Da qui viene la mitica etichetta indipendente Factory records di Tony Wilson e da qui vengono i grandissimi Joy Division di Ian Curtis ( e i successivi New Order), band culto del post punk proprio come i Buzzcocks, i Durruti Column e The Fall, o gli Smiths di Morrisey, la dance- rock degli Happy Mondays, il soul pop dei Simply Red, l’alternative rock degli Stone Roses di Ian Brown, precursori poi dell’ondata britpop che ha dato luce agli Oasis dei fratelli Gallagher. A dirla tutta a Manchester sono cresciuti anche i fratelli Gibbs, poi alla fine degli anni 50 i genitori emigrani in Australia dove sono artisticamente i Bee Gees.

Come non amare questo luogo di controcultura che negli anni 80 è stato meta di pellegrinaggi di appassionati di musica da tutto il mondo, una città dai due volti, depressa di giorno e che si accendeva la notte come un braciere, tra fiumi di birra e sciami di note suonate al massimo volume per dimenticare le miserie della disoccupazione e gli anni di Margaret Thatcher a Downing street, non proprio una beniamina di quella generazione smarrita.

Ma quel senso per il fragore, per l’intreccio di suoni per il canto corale viene da lontano, fa parte dell’ “anima” profonda di questa città incompresa. Sentite cosa scriveva il reporter Mick Middles nel lontanissimo 1849 per una gazzetta locale: «Per le strade risuonano continuamente le grida, gli urli, gli spergiuri della gente che si impastano con i suoni discordanti prodotti da una dozzina di gruppi musicali che provengono dalle finestre dei palazzi».

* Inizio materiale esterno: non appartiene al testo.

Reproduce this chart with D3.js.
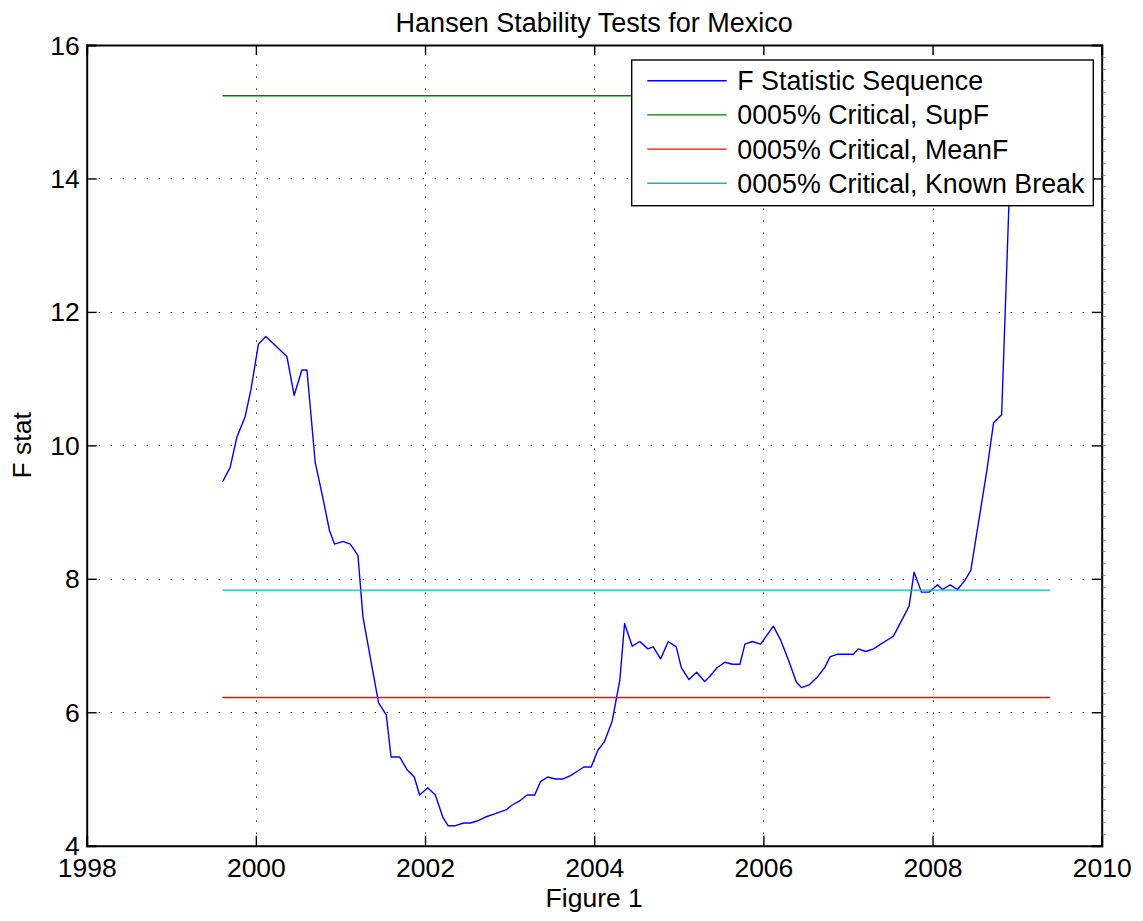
<!DOCTYPE html>
<html><head><meta charset="utf-8">
<script src="https://cdn.jsdelivr.net/npm/d3@7"></script>
<style>
body{margin:0;background:#fff}
svg{display:block}
text{font-family:"Liberation Sans",Arial,Helvetica,sans-serif;fill:#000}
</style>
</head><body>
<svg id="chart" width="1143" height="921"></svg>
<script>
// ---- data ----
const fDates = [1999.605,1999.696,1999.775,1999.873,1999.941,2000.031,2000.118,2000.367,2000.453,2000.544,
  2000.604,2000.702,2000.781,2000.871,2000.930,2001.030,2001.116,2001.207,2001.266,2001.373,
  2001.451,2001.542,2001.598,2001.699,2001.787,2001.873,2001.936,2002.031,2002.122,2002.213,
  2002.272,2002.359,2002.457,2002.536,2002.615,2002.714,2002.832,2002.962,2003.030,2003.128,
  2003.207,2003.297,2003.365,2003.451,2003.542,2003.633,2003.720,2003.806,2003.877,2003.964,
  2004.043,2004.122,2004.213,2004.303,2004.359,2004.450,2004.540,2004.634,2004.698,2004.785,
  2004.876,2004.970,2005.030,2005.120,2005.211,2005.306,2005.368,2005.456,2005.546,2005.633,
  2005.723,2005.782,2005.870,2005.968,2006.118,2006.205,2006.303,2006.391,2006.450,2006.540,
  2006.639,2006.726,2006.788,2006.876,2006.974,2007.065,2007.120,2007.211,2007.302,2007.388,
  2007.475,2007.538,2007.723,2007.782,2007.870,2007.960,2008.059,2008.118,2008.208,2008.296,
  2008.385,2008.453,2008.642,2008.722,2008.817,2008.907,2008.944];
const fValues = [9.45,9.67,10.12,10.43,10.83,11.52,11.63,11.33,10.75,11.13,
  11.13,9.74,9.28,8.72,8.52,8.56,8.52,8.35,7.43,6.68,
  6.14,5.96,5.33,5.33,5.14,5.03,4.76,4.87,4.76,4.42,
  4.30,4.30,4.34,4.34,4.37,4.43,4.48,4.54,4.61,4.68,
  4.76,4.76,4.96,5.03,5.00,5.00,5.05,5.12,5.18,5.18,
  5.43,5.56,5.87,6.48,7.33,6.99,7.06,6.95,6.98,6.80,
  7.06,6.98,6.67,6.49,6.60,6.46,6.54,6.67,6.75,6.72,
  6.72,7.02,7.06,7.02,7.29,7.08,6.76,6.45,6.37,6.41,
  6.53,6.67,6.83,6.87,6.87,6.87,6.95,6.91,6.95,7.02,
  7.09,7.14,7.59,8.10,7.80,7.80,7.91,7.84,7.91,7.84,
  7.98,8.13,9.62,10.34,10.46,13.75,15.0];
const seriesLabels = ["F Statistic Sequence","0005% Critical, SupF","0005% Critical, MeanF","0005% Critical, Known Break"];
const critValues = [15.24, 6.22, 7.83];           // SupF, MeanF, Known Break
const critRange = [1999.605, 2009.39];
const xTicks = [1998,2000,2002,2004,2006,2008,2010];
const yTicks = [4,6,8,10,12,14,16];
const colors = ["#0000ff","#008000","#ff0000","#00bfbf"];

// ---- layout ----
const L = 86.7, R = 1101.7, T = 45, B = 845.7;
const FS = 26.5;
const svg = d3.select("#chart");
const x = d3.scaleLinear().domain([1998, 2010]).range([L, R]);
const y = d3.scaleLinear().domain([4, 16]).range([B, T]);

svg.append("defs").append("clipPath").attr("id","clip")
  .append("rect").attr("x",L).attr("y",T).attr("width",R-L).attr("height",B-T);

// grid (dotted)
const grid = svg.append("g").attr("stroke","#000").attr("stroke-width",1).attr("stroke-dasharray","1.2,10.8");
grid.selectAll(".vg").data(xTicks.filter(d=>d>1998&&d<2010)).join("line")
  .attr("x1",d=>Math.round(x(d))+0.5).attr("x2",d=>Math.round(x(d))+0.5).attr("y1",B).attr("y2",T);
grid.selectAll(".hg").data(yTicks.filter(d=>d>4&&d<16)).join("line")
  .attr("y1",d=>Math.round(y(d))+0.5).attr("y2",d=>Math.round(y(d))+0.5).attr("x1",L).attr("x2",R);

// data lines
const plot = svg.append("g").attr("clip-path","url(#clip)");
const line = d3.line().x((d,i)=>x(fDates[i])).y(d=>y(d));
plot.append("path").datum(fValues).attr("d",line)
  .attr("fill","none").attr("stroke",colors[0]).attr("stroke-width",1.4).attr("stroke-linejoin","round");
plot.selectAll(".crit").data(critValues).join("line")
  .attr("x1",x(critRange[0])).attr("x2",x(critRange[1]))
  .attr("y1",d=>y(d)).attr("y2",d=>y(d))
  .attr("stroke",(d,i)=>colors[i+1]).attr("stroke-width",1.4);

// axes (ticks inward, box)
const tickLen = 10;
const xAxB = d3.axisBottom(x).tickValues(xTicks).tickFormat(d3.format("d")).tickSize(-tickLen).tickPadding(tickLen+10);
const gxb = svg.append("g").attr("transform",`translate(0,${B})`).call(xAxB);
const xAxT = d3.axisTop(x).tickValues(xTicks).tickFormat("").tickSize(-tickLen);
const gxt = svg.append("g").attr("transform",`translate(0,${T})`).call(xAxT);
const yAxL = d3.axisLeft(y).tickValues(yTicks).tickFormat(d3.format("d")).tickSize(-tickLen).tickPadding(7);
const gyl = svg.append("g").attr("transform",`translate(${L},0)`).call(yAxL);
const yAxR = d3.axisRight(y).tickValues(yTicks).tickFormat("").tickSize(-tickLen);
const gyr = svg.append("g").attr("transform",`translate(${R},0)`).call(yAxR);
[gxb,gxt,gyl,gyr].forEach(g=>{
  g.select(".domain").attr("stroke","#000").attr("stroke-width",2);
  g.selectAll(".tick line").attr("stroke","#000").attr("stroke-width",1.4);
  g.selectAll("text").attr("font-size",FS).attr("font-family","Liberation Sans, Arial, sans-serif").attr("fill","#000");
});
gxb.selectAll(".tick text").attr("dy","0.71em").attr("y",12.5);
gyl.selectAll(".tick text").attr("dy","0.34em");
gxb.selectAll(".tick").filter(d=>d===1998||d===2010).select("line").remove();
gxt.selectAll(".tick").filter(d=>d===1998||d===2010).select("line").remove();
gyl.selectAll(".tick").filter(d=>d===4||d===16).select("line").remove();
gyr.selectAll(".tick").filter(d=>d===4||d===16).select("line").remove();

// faint minor ticks on the outer right edge (as in the reference)
const minorScale = d3.scaleLinear().domain([0, 68]).range([B, T]);
svg.append("g").selectAll("line").data(d3.range(1, 68)).join("line")
  .attr("x1",R+1).attr("x2",R+4).attr("y1",d=>Math.round(minorScale(d))+0.5).attr("y2",d=>Math.round(minorScale(d))+0.5)
  .attr("stroke","#999").attr("stroke-width",1);

// title & labels
svg.append("text").attr("x",(L+R)/2).attr("y",31.5).attr("text-anchor","middle")
  .attr("font-size",27).text("Hansen Stability Tests for Mexico");
svg.append("text").attr("x",(L+R)/2).attr("y",907).attr("text-anchor","middle")
  .attr("font-size",FS).text("Figure 1");
svg.append("text").attr("transform",`translate(31,${(T+B)/2}) rotate(-90)`).attr("text-anchor","middle")
  .attr("font-size",FS).text("F stat");

// legend
const lg = svg.append("g");
lg.append("rect").attr("x",631.7).attr("y",60).attr("width",461.6).attr("height",145.7)
  .attr("fill","#fff").attr("stroke","#000").attr("stroke-width",1.4);
const rowY = d3.scalePoint().domain(seriesLabels).range([80.7,183.3]);
const rows = lg.selectAll(".row").data(seriesLabels).join("g").attr("transform",d=>`translate(0,${rowY(d)})`);
rows.append("line").attr("x1",647.3).attr("x2",726.7).attr("y1",0).attr("y2",0)
  .attr("stroke",(d,i)=>colors[i]).attr("stroke-width",1.4);
rows.append("text").attr("x",737.3).attr("y",9.5).attr("font-size",26.8).text(d=>d);
</script>
</body></html>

Chi volesse tuffarsi in un viaggio nella storia della Manchester dei club alternativi non può fare a meno dell’indispensabile Manchester Music City del giornalista musicale e cantante John Robb, che racconta la genesi e il fermento della new music nei sobborghi della città, ricordando come la più celebre trasmissione musicale della bbc, Top of the pop, vede la luce il primo gennaio 1964 proprio da Manchester, utilizzando una vecchia chiesa come studio televisivo: «Quel che spiega questo legame fatale tra la città e la musica è il desiderio di restare vivi, la gioia e l’energia della gioventù nonostante la povertà, la depressione, l’alcolismo, le fabbriche che chiudono, la disoccupazione». E non sarà certo la bomba vigliacca dell’altra notte a spezzare quel legame fatale.